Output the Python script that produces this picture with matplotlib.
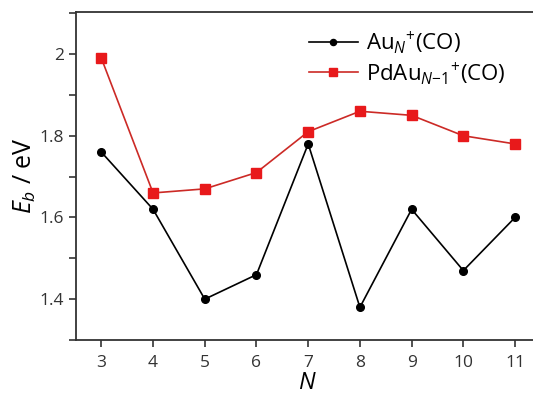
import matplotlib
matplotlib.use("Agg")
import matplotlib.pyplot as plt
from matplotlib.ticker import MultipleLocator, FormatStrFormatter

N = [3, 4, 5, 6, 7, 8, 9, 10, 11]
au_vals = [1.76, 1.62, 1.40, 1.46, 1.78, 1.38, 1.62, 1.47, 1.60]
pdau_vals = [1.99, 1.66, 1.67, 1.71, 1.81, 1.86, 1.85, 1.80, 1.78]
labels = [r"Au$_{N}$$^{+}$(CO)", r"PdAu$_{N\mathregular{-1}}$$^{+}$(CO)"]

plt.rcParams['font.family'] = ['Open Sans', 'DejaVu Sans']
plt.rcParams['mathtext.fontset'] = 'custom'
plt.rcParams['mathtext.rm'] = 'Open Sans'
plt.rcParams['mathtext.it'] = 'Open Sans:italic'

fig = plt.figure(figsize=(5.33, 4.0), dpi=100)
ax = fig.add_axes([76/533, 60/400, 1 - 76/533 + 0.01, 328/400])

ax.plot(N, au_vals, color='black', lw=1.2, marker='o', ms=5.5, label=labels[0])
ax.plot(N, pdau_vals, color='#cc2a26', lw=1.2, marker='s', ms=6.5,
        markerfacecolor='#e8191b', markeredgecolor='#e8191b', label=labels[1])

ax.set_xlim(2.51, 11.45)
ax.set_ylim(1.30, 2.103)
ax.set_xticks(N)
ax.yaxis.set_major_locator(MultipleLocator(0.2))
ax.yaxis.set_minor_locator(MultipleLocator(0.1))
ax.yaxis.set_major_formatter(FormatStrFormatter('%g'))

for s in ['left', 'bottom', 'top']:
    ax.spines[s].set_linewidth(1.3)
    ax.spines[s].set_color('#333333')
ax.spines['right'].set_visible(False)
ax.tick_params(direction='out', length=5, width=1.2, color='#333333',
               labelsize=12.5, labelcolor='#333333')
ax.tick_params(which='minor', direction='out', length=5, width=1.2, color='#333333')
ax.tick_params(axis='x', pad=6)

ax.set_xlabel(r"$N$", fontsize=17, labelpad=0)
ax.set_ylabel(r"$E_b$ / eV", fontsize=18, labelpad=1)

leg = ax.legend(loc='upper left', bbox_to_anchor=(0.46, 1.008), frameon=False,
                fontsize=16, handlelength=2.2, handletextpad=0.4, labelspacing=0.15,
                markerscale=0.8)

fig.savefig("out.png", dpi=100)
___
Task to complete: Restate the whole listing above exactly, please, omitting every image.

Final result:
Output the Python script that produces this picture with matplotlib.
import matplotlib
matplotlib.use("Agg")
import matplotlib.pyplot as plt
from matplotlib.ticker import MultipleLocator, FormatStrFormatter

N = [3, 4, 5, 6, 7, 8, 9, 10, 11]
au_vals = [1.76, 1.62, 1.40, 1.46, 1.78, 1.38, 1.62, 1.47, 1.60]
pdau_vals = [1.99, 1.66, 1.67, 1.71, 1.81, 1.86, 1.85, 1.80, 1.78]
labels = [r"Au$_{N}$$^{+}$(CO)", r"PdAu$_{N\mathregular{-1}}$$^{+}$(CO)"]

plt.rcParams['font.family'] = ['Open Sans', 'DejaVu Sans']
plt.rcParams['mathtext.fontset'] = 'custom'
plt.rcParams['mathtext.rm'] = 'Open Sans'
plt.rcParams['mathtext.it'] = 'Open Sans:italic'

fig = plt.figure(figsize=(5.33, 4.0), dpi=100)
ax = fig.add_axes([76/533, 60/400, 1 - 76/533 + 0.01, 328/400])

ax.plot(N, au_vals, color='black', lw=1.2, marker='o', ms=5.5, label=labels[0])
ax.plot(N, pdau_vals, color='#cc2a26', lw=1.2, marker='s', ms=6.5,
        markerfacecolor='#e8191b', markeredgecolor='#e8191b', label=labels[1])

ax.set_xlim(2.51, 11.45)
ax.set_ylim(1.30, 2.103)
ax.set_xticks(N)
ax.yaxis.set_major_locator(MultipleLocator(0.2))
ax.yaxis.set_minor_locator(MultipleLocator(0.1))
ax.yaxis.set_major_formatter(FormatStrFormatter('%g'))

for s in ['left', 'bottom', 'top']:
    ax.spines[s].set_linewidth(1.3)
    ax.spines[s].set_color('#333333')
ax.spines['right'].set_visible(False)
ax.tick_params(direction='out', length=5, width=1.2, color='#333333',
               labelsize=12.5, labelcolor='#333333')
ax.tick_params(which='minor', direction='out', length=5, width=1.2, color='#333333')
ax.tick_params(axis='x', pad=6)

ax.set_xlabel(r"$N$", fontsize=17, labelpad=0)
ax.set_ylabel(r"$E_b$ / eV", fontsize=18, labelpad=1)

leg = ax.legend(loc='upper left', bbox_to_anchor=(0.46, 1.008), frameon=False,
                fontsize=16, handlelength=2.2, handletextpad=0.4, labelspacing=0.15,
                markerscale=0.8)

fig.savefig("out.png", dpi=100)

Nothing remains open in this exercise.